Un lieu chargé d'histoire

Le temple de Velaux

01 octobre 2017

À l’initiative du curé et du député-maire de Velaux, le parvis de l'ancien temple de Velaux se nomme « parvis Jean Calvin » depuis le 23 septembre. Un symbole dont on mesure la force en découvrant l'histoire de ce temple.

 

Le 13 avril 1598, Henri IV signe l'Édit de Nantes qui permettra aux protestants français de célébrer leur culte en toute liberté. Il sera appliqué en Provence en 1600 en dépit de la résistance du Parlement d’Aix. Les protestants provençaux vont alors s’organiser et faire vivre les Églises réformées, créées dans les années 1560. Nous avons la trace de la création ou de l’existence de 18 paroisses réformées dans les Bouches-du-Rhône entre 1557 et 1561 dont Aix-en-Provence, Marseille, Salon, Aubagne, Lambesc, Sénas, Arles, Les Baux, Martigues, Saint-Rémy, Saint-Chamas ... et Velaux.

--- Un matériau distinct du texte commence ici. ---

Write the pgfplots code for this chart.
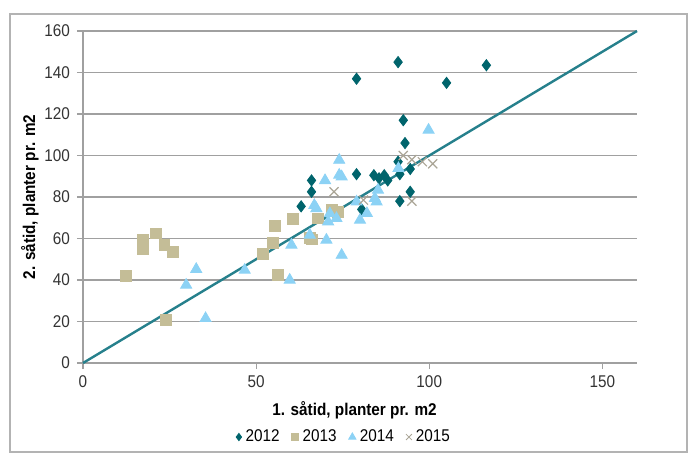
\documentclass[border=0pt]{standalone}
\usepackage{pgfplots}
\pgfplotsset{compat=1.18}
\usepackage{fontspec}
\setmainfont[FakeStretch=0.9]{Liberation Sans}
\definecolor{c12}{RGB}{0,100,108}
\definecolor{c13}{RGB}{196,189,151}
\definecolor{c14}{RGB}{140,210,245}
\definecolor{c15}{RGB}{170,165,150}
\definecolor{cline}{RGB}{38,128,140}
\definecolor{cgrid}{RGB}{160,160,160}
\begin{document}
\begin{tikzpicture}
\useasboundingbox (-41.5pt,-46pt) rectangle (303.5pt,181.5pt);
\draw[cgrid!80, line width=0.6pt] (-36.5pt,-44.5pt) rectangle (302pt,174.5pt);
\begin{axis}[
  at={(0pt,0pt)}, anchor=south west,
  scale only axis, width=277pt, height=166pt,
  xmin=0, xmax=160, ymin=0, ymax=160,
  xtick={0,50,100,150}, ytick={0,20,...,160},
  axis lines*=left,
  axis line style={cgrid, line width=0.7pt},
  tick align=outside, major tick length=3pt,
  tick style={cgrid, line width=0.6pt},
  ymajorgrids, grid style={cgrid, line width=0.6pt},
  ticklabel style={font=\fontsize{8.5}{9}\selectfont, color=black!80},
  /pgf/number format/assume math mode=true,
  xlabel={1. såtid, planter pr. m2},
  ylabel={2. såtid, planter pr. m2},
  label style={font=\bfseries\fontsize{8.5}{9}\selectfont},
  xlabel style={at={(axis description cs:0.49,-0.142)}, anchor=center},
  ylabel style={at={(axis description cs:-0.096,0.5)}, anchor=center, rotate=0},
  legend style={at={(0.473,-0.223)}, anchor=center, draw=none, fill=none,
    legend columns=4, font=\fontsize{8.5}{9}\selectfont,
    /tikz/every even column/.append style={column sep=4pt}},
  legend cell align=left,
  legend image code/.code={\draw[#1, mark options={scale=0.65}] plot coordinates {(0.05cm,0cm)};},
  clip=false,
]
\addplot[only marks, mark=diamond*, mark size=2.8pt, color=c12, mark options={fill=c12, draw=c12}] coordinates {
(63,75.5) (66,88) (66,82.5) (79,137) (79,91) (80.5,74) (84,90.5) (85.5,89)
(87,90.5) (88,88) (91,145) (91,97) (91.5,91) (91.5,78) (92.5,117) (93,106)
(94.5,93.5) (94.5,82.5) (105,135) (116.5,143.5)
};
\addlegendentry{2012}
\addplot[only marks, mark=square*, mark size=2.7pt, color=c13, mark options={fill=c13, draw=c13}] coordinates {
(12.4,42) (17.2,59.5) (17.2,55) (21,62.5) (23.5,57) (26,53.6) (24,20.7)
(55.4,66) (60.7,69.5) (54.9,57.7) (52,52.4) (56.3,42.4) (66,59.6) (67.9,69.7)
(71.8,73.7) (73.7,72.9) (65.5,60.1)
};
\addlegendentry{2013}
\addplot[only marks, mark=triangle*, mark size=3.2pt, color=c14, mark options={fill=c14, draw=c14}] coordinates {
(29.8,37.6) (32.7,45.2) (35.4,21.5) (46.7,44.8) (59.7,40) (60.2,56.9) (65.5,61.7)
(66.8,76) (67.4,74.5) (69.9,88) (70.3,59.3) (70.8,68.1) (73.2,69.7) (71.3,72)
(74,97.8) (74,90.6) (74.7,89.8) (74.7,52) (79,77.7) (80,68.9) (82,72.1)
(84.3,79.4) (85.2,83.4) (84.8,77.7) (91.1,93.8) (99.8,112.3)
};
\addlegendentry{2014}
\addplot[only marks, mark=x, mark size=3.2pt, color=c15, mark options={line width=0.6pt}] coordinates {
(72.5,82.5) (81,78.5) (92.5,100) (95,98) (98,97) (101,96) (95,78)
};
\addlegendentry{2015}
\addplot[cline, line width=1.2pt, forget plot] coordinates {(0,0) (160,160)};
\end{axis}
\end{tikzpicture}
\end{document}
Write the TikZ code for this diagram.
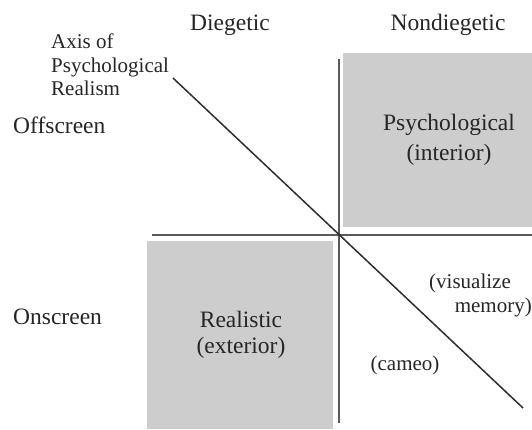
\documentclass[tikz,border=0pt]{standalone}
\usepackage{fontspec}
\setmainfont{Liberation Serif}
\begin{document}
\begin{tikzpicture}[x=1pt,y=-1pt,
  quad/.style={fill=cellgray,draw=none},
  axisline/.style={draw=axisgray,line width=2.4pt},
  diag/.style={draw=diaggray,line width=1.5pt},
  big/.style={font=\fontsize{23.5}{30}\selectfont,text=txtgray,inner sep=0pt},
  small/.style={font=\fontsize{21}{23.5}\selectfont,text=txtgray,inner sep=0pt},
]
\definecolor{cellgray}{HTML}{CDCDCD}
\definecolor{axisgray}{HTML}{5A5A5A}
\definecolor{diaggray}{HTML}{2E2E2E}
\definecolor{txtgray}{HTML}{262626}
\useasboundingbox[fill=white] (0,0) rectangle (532,429);

% shaded quadrants
\fill[quad] (343,53) rectangle (532,227);
\fill[quad] (147,241) rectangle (333,429);

% axes
\coordinate (vtop) at (339,59);
\coordinate (vbot) at (339,423);
\coordinate (hleft) at (152,235);
\coordinate (hright) at (532,235);
\draw[axisline] (vtop) -- (vbot);
\draw[axisline] (hleft) -- (hright);

% axis of psychological realism
\coordinate (dstart) at (173,78);
\coordinate (dend) at (523,408);
\draw[diag] (dstart) -- (dend);

% headings
\node[big] (dieg) at (230,25) {Diegetic};
\node[big] (nondieg) at (448,25) {Nondiegetic};
\node[big,anchor=west] (off) at (13,125) {Offscreen};
\node[big,anchor=west] (on) at (13,317) {Onscreen};
\node[small,anchor=north west,align=left] (axis) at (51,34) {Axis of\\Psychological\\Realism};

% quadrant labels
\node[big,align=center] (psy) at (449,140) {Psychological\\(interior)};
\node[big,align=center,font=\fontsize{23.5}{26}\selectfont] (real) at (241,335) {Realistic\\(exterior)};
\node[small,anchor=west] (vis) at (429,283) {(visualize};
\node[small,anchor=east] (mem) at (532,307) {memory)};
\node[small] (cam) at (405,365) {(cameo)};
\end{tikzpicture}
\end{document}
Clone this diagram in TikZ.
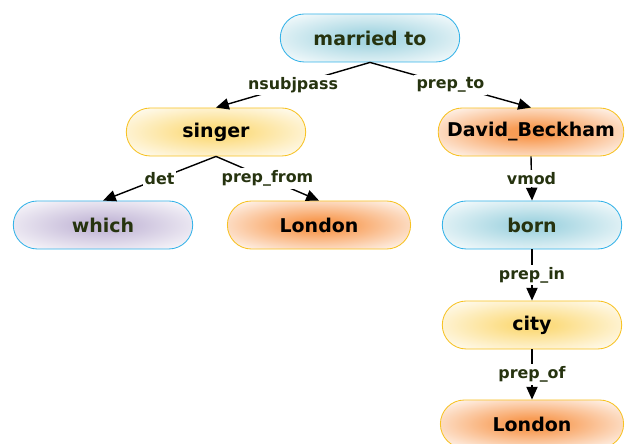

La placette baptisée Jean Calvin depuis le 23 septembre © famille Paul

Épicentre vaudois/réformé

Occupé par les Celtes et les Romains, le village de Velaux est un village moribond au Moyen-Âge, lorsqu’au 15e et début du 16e siècles les Seigneurs de Provence encouragent l’immigration afin de développer leurs terres. Venus du Dauphiné et du Piémont, quelques 6 000 migrants s’installent dans le Luberon et les Bouches du Rhône. Parmi eux, des Vaudois mettront Velaux en valeur tout en rejoignant la « religion de Genève ». Des temples sont construits à La Roque-d’Anthéron, Les Baux... La Provence compte alors 60 paroisses réformées.

Lors du massacre des Vaudois (Mérindol, 1545) par les troupes de François 1er, les protestants velauxiens ont la chance d’y échapper. Éloignés des concentrations vaudoises, ils accueillent même des réfugiés. À la fin des guerres de religions, la vie reprend. Pendant plusieurs années, bien que sans pasteur, Velaux a un atout : la paroisse existe depuis 1577. Le culte peut donc s’y maintenir alors que d’autres paroisses plus récentes ne le peuvent ou parce qu’elles abritent des évêchés ou archevêchés, concession faite par les rédacteurs de l’Édit de Nantes à l’Église de Rome. Ainsi Velaux englobe la paroisse d’Aix et de Marseille. Les réformés de ces deux villes et alentours font 15 à 20 kilomètres pour assister au culte ou célébrer unions et baptêmes.

Chapiteau sculpté dans la pierre calcaire de Coudoux, aux teintes rosées © famille Paul

Nécessité d'un temple

Les historiens n'en trouvent pas de preuves, mais il semble que protestants et catholiques aient partagé les lieux de culte de la ville. Puis les tensions entre les deux communautés grandissent. En 1610, les catholiques obtiennent de leur évêque d’avoir un curé « perpétuel et inamovible » et docteur en théologie de surcroît, afin sans doute de faire bonne figure face au pasteur. Des confréries de pénitents voient le jour. Il devient évident qu’il faut des lieux de culte distincts. Vers 1620, un temple est construit à Velaux. Le terrain est donné par un Suisse résident à Marseille, un emprunt est fait et des marchands et artisans protestants d’Aix, Valence et Marseille font des dons.

L'église Saint-Trophime actuelle © famille Paul

Du temple à l'église

Le temple est construit en dehors de la ville comme l’y obligeait l’Édit de Nantes. La façade fait partie de son originalité, avec ses deux portes d'origine biblique, caractéristiques de certains temples (Ézéchiel 41.23-24). Autre élément caractéristique : la grande arche en évitant les piliers, laisse passer la lumière, comme le préconisait Jean Calvin.

Velaux devient un haut lieu du protestantisme provençal. Quatre synodes régionaux s’y tiendront de 1625 à 1638. Barthélémy Recent sera le premier pasteur de Velaux. Mais le 17 octobre 1685, Louis XIV révoque l’Édit de Nantes, portant ainsi un coup fatal à l’économie française à cause de l’hémorragie de compétences due au départ des huguenots pour les pays du refuge. À Velaux, les catholiques font main basse sur le temple dès le 3 décembre 1685 et investissent la somme de plus de mille livres afin de masquer le temple et le transformer en église, connue aujourd’hui sous le nom de Saint-Trophime.